There is an added heft to these stage wins. The green jersey sits on Girmay’s shoulders and his lead has remained relatively steady for the better part of a week. As of Thursday evening, he has a 107-point gap over Philipsen, with two real sprint stages left. Maybe three if the sprinter’s teams get lucky. There’s the stage to Pau Friday, the stage to Nîmes next Tuesday, and maybe (maybe!) the stage to Barcelonnette next Thursday. That one is full of category 3 climbs and Philipsen certainly won’t be a concern.

That green jersey matters. It’s another marker for Girmay, his team, and his country. To take it to Nice would set a record and a standard for all three.

Girmay has always been classified as more of a Mads Pedersen or Wout van Aert or, a last-decade Peter Sagan, versus a Mark Cavendish or Marcel Kittel. He is capable of being the last sprinter standing, or of arriving to almost any finish line less fatigued than the purest of sprinters. If he won the green jersey, it was assumed, it would be off the back of consistency in finals, lots of top 5s, and scooping up as many intermediate sprints as possible, in particular, those that Philipsen’s inferior climbing couldn’t reach. Girmay is instead doing both; he’s winning and he’s scooping, and his lead in that competition is now nearing insurmountable. 
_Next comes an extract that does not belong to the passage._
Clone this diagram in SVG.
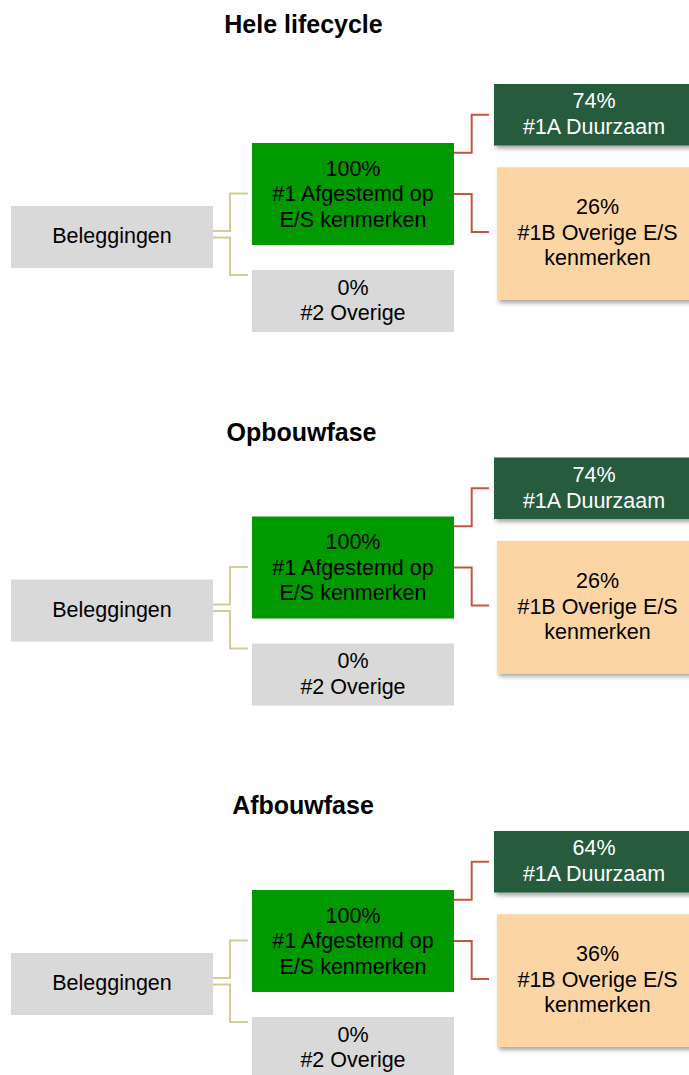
<svg xmlns="http://www.w3.org/2000/svg" width="689" height="1075" viewBox="0 0 689 1075">
<style>
text{font-family:"Liberation Sans",Arial,sans-serif;font-size:21.5px;fill:#000;text-anchor:middle}
.title{font-weight:bold;font-size:25px}
.w{fill:#fff}
.gray{fill:#d9d9d9}
.green{fill:#009900}
.dark{fill:#265b3c}
.peach{fill:#fcd5a5}
.cy{fill:none;stroke:#d3cc97;stroke-width:2}
.cr{fill:none;stroke:#c8553a;stroke-width:2}
</style>
<defs>
<filter id="sh" x="-10%" y="-10%" width="130%" height="140%">
<feDropShadow dx="2" dy="3" stdDeviation="2" flood-color="#000" flood-opacity="0.35"/>
</filter>
</defs>

<g id="titles">
<text class="title" x="303.5" y="32.7">Hele lifecycle</text>
<text class="title" x="301.5" y="440.5">Opbouwfase</text>
<text class="title" x="303" y="814.3">Afbouwfase</text>
</g>

<g id="connectors">
<g id="connectors-1">
<path class="cy" d="M213,231 H230 V193.5 H248"/>
<path class="cy" d="M213,237.5 H230 V275 H248"/>
<path class="cr" d="M454,152.7 H471.7 V114.7 H489"/>
<path class="cr" d="M454,194 H471.7 V232 H489"/>
</g>
<g id="connectors-2" transform="translate(0,373.5)">
<path class="cy" d="M213,231 H230 V193.5 H248"/>
<path class="cy" d="M213,237.5 H230 V275 H248"/>
<path class="cr" d="M454,152.7 H471.7 V114.7 H489"/>
<path class="cr" d="M454,194 H471.7 V232 H489"/>
</g>
<g id="connectors-3" transform="translate(0,747)">
<path class="cy" d="M213,231 H230 V193.5 H248"/>
<path class="cy" d="M213,237.5 H230 V275 H248"/>
<path class="cr" d="M454,152.7 H471.7 V114.7 H489"/>
<path class="cr" d="M454,194 H471.7 V232 H489"/>
</g>
</g>

<g id="sectie-hele-lifecycle">
<g id="n1-beleggingen">
<rect class="gray" x="11" y="206" width="202" height="62"/>
<text x="112" y="243">Beleggingen</text>
</g>
<g id="n1-afgestemd">
<rect class="green" x="252" y="143" width="202" height="102"/>
<text x="353" y="175.5">100%</text>
<text x="353" y="201">#1 Afgestemd op</text>
<text x="353" y="226.5">E/S kenmerken</text>
</g>
<g id="n1-overige">
<rect class="gray" x="252" y="270" width="202" height="62"/>
<text x="353" y="294.5">0%</text>
<text x="353" y="320">#2 Overige</text>
</g>
<g id="n1-duurzaam">
<rect class="dark" filter="url(#sh)" x="494" y="84" width="200" height="61.5"/>
<text class="w" x="594" y="108.3">74%</text>
<text class="w" x="594" y="134.3">#1A Duurzaam</text>
</g>
<g id="n1-overige-es">
<rect class="peach" filter="url(#sh)" x="497" y="167.3" width="201" height="132.7"/>
<text x="597.5" y="214.3">26%</text>
<text x="597.5" y="240">#1B Overige E/S</text>
<text x="597.5" y="265">kenmerken</text>
</g>
</g>

<g id="sectie-opbouwfase" transform="translate(0,373.5)">
<g id="n2-beleggingen">
<rect class="gray" x="11" y="206" width="202" height="62"/>
<text x="112" y="243">Beleggingen</text>
</g>
<g id="n2-afgestemd">
<rect class="green" x="252" y="143" width="202" height="102"/>
<text x="353" y="175.5">100%</text>
<text x="353" y="201">#1 Afgestemd op</text>
<text x="353" y="226.5">E/S kenmerken</text>
</g>
<g id="n2-overige">
<rect class="gray" x="252" y="270" width="202" height="62"/>
<text x="353" y="294.5">0%</text>
<text x="353" y="320">#2 Overige</text>
</g>
<g id="n2-duurzaam">
<rect class="dark" filter="url(#sh)" x="494" y="84" width="200" height="61.5"/>
<text class="w" x="594" y="108.3">74%</text>
<text class="w" x="594" y="134.3">#1A Duurzaam</text>
</g>
<g id="n2-overige-es">
<rect class="peach" filter="url(#sh)" x="497" y="167.3" width="201" height="132.7"/>
<text x="597.5" y="214.3">26%</text>
<text x="597.5" y="240">#1B Overige E/S</text>
<text x="597.5" y="265">kenmerken</text>
</g>
</g>

<g id="sectie-afbouwfase" transform="translate(0,747)">
<g id="n3-beleggingen">
<rect class="gray" x="11" y="206" width="202" height="62"/>
<text x="112" y="243">Beleggingen</text>
</g>
<g id="n3-afgestemd">
<rect class="green" x="252" y="143" width="202" height="102"/>
<text x="353" y="175.5">100%</text>
<text x="353" y="201">#1 Afgestemd op</text>
<text x="353" y="226.5">E/S kenmerken</text>
</g>
<g id="n3-overige">
<rect class="gray" x="252" y="270" width="202" height="62"/>
<text x="353" y="294.5">0%</text>
<text x="353" y="320">#2 Overige</text>
</g>
<g id="n3-duurzaam">
<rect class="dark" filter="url(#sh)" x="494" y="84" width="200" height="61.5"/>
<text class="w" x="594" y="108.3">64%</text>
<text class="w" x="594" y="134.3">#1A Duurzaam</text>
</g>
<g id="n3-overige-es">
<rect class="peach" filter="url(#sh)" x="497" y="167.3" width="201" height="132.7"/>
<text x="597.5" y="214.3">36%</text>
<text x="597.5" y="240">#1B Overige E/S</text>
<text x="597.5" y="265">kenmerken</text>
</g>
</g>
</svg>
That would be an exceptional result. Girmay was asked directly on Thursday, by Jeremy Whittle of the Guardian, about being one of very few Black African riders in the peloton. Girmay said yes, actually, he’s the only Black man in the Tour peloton this year. “It’s not nice, to be honest,” he said. He hopes his wins inspire a generation and, equally important, inspire European teams and development pathways to turn their attention toward his country and his continent. “I wish I could have more Black riders in the peloton,” he said. Three stage wins, maybe more, and a green jersey in Nice can only help make that wish become reality. 

A stage win is one thing, a string of them is another. Many riders win one stage, few win two. Of active riders, only 21 have three or more, all the way from Cavendish’s 35 to Matej Mohorič, who grabbed his third last year. It’s rarified air.